文字の大きさを「13px」と指定したとします。この13pxは、「12.1型・1024×768ピクセルの液晶ディスプレイ」では3.12ミリ、「15型・1024×768ピクセルの液晶ディスプレイ」では3.874ミリ――という大きさになります(液晶ディスプレイの画素の大きさについては、このサイトのコンテンツ、「ざっきちょー」の「自分の目に液晶ディスプレイを合わせるために」をどうぞ)。つまり、出力しているハードウェアによって、文字の大きさはちがってしまうんですね。
「12.1型・1024×768ピクセルの液晶ディスプレイ」での13px=3.12ミリで見やすいと思う人もいれば、それでは小さすぎる、せめて「12.1型・1024×768ピクセルの液晶ディスプレイ」での15px=3.6ミリくらいはないと……と思う人もいます。
ウェブページを閲覧する人のハードウェア・ソフトウェアの環境はさまざまで、ウェブページを閲覧する人の好みもさまざま。しかもうまい具合に、ウェブページでは、文書の論理的な構造(XHTML)と文書のみため(CSS)は分離しています。
もちろん、ウェブページ製作者の意図はページデザインもふくめてのものだ、という意見もあるでしょう。でも、ページデザインは、ウェブページの内容(コンテンツ)をよりよく理解してもらうためのものであるはず。あからさまにいえば、デザインはコンテンツに従属するべきものでしょう。
だから私は、ユーザーにとって見づらい=コンテンツの理解をさまたげるようなデザインは、ユーザーが自由に変えてもいい、と考えています。そもそもウェブページは、デザインを自由に変えられるのですから。となれば、文書のみためを自分の見やすいように変えることになんの問題もない、といえるのではないでしょうか。
さらにいうなら、ウェブデザインには、ユーザーによって自由に変えられるものなのだという“わりきり”(あるいは“あきらめ”)が必要なのではないか、と考えています。
4. いろいろなユーザースタイルシートをさがすには?
いくらか堅苦しい話になったので、最後は、楽しい話題でしめくくっておきましょう。
スタイリッシュで使えるいろいろなユーザースタイルシートをさがすなら、「userstyles.org」(ユーザースタイル・オルグ)が便利です。
試しに、ファイアーフォックスの空白ページ(新しいタブを開いたときに表示されるブランクページ)を変更するユーザースタイルシートを導入してみましょう。

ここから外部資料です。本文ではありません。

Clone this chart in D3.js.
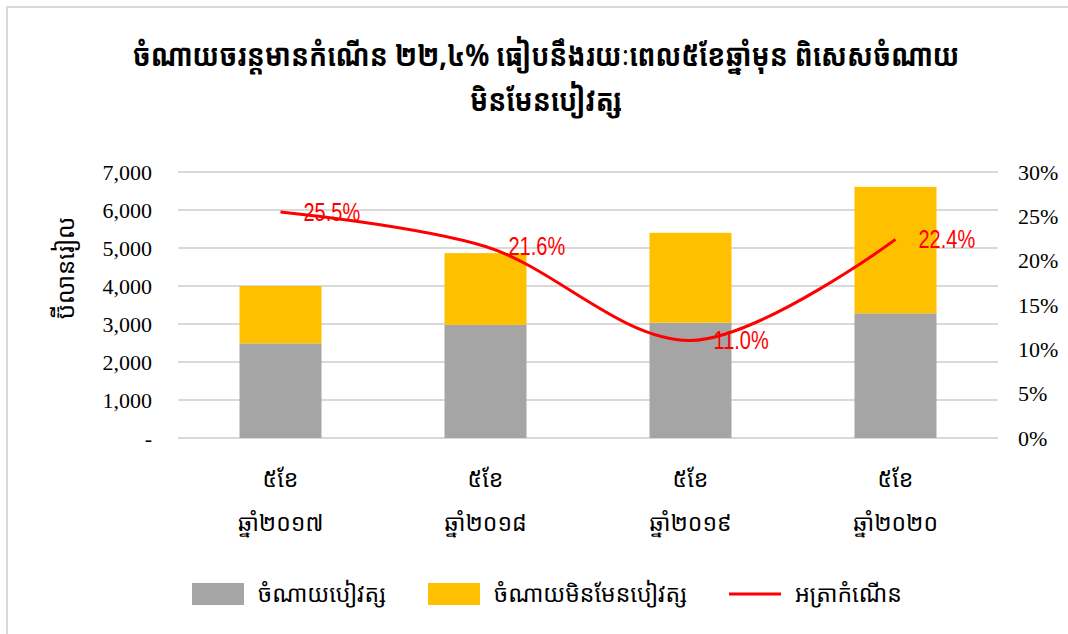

まずは、新しいタブで空白ページを開いておいてください。空白ページを開いたら、別のタブでuserstyles.orgに行きます。userstyles.orgの検索欄に「about blank glass」と入れて検索。検索結果のなかに「Firefox 7+ About:Blank Glass」があるので、そのリンクをクリックしてください。
「Logo」などのオプションはいじらずに(ちなみにこのユーザースタイルシートでは、メニューバーを表示していると空白ページのロゴは表示されません)、「Install with Stylish」ボタンを押してみましょう。そうすると、こんなメッセージ画面が表示されます。
「お試し」ボタンを押してから、空白ページのタブに切り替えてみると……。空白ページがこんなふうに表示されました。
これでよければ、メッセージ画面にもどって「インストール」ボタンを押しましょう。
userstyles.orgには、ほかにもいろいろなユーザースタイルシートが登録されています。英語のサイトなので、ちょっとめんどうかもしれませんが、ぜひ、いろいろなユーザースタイルシートを試してみてください。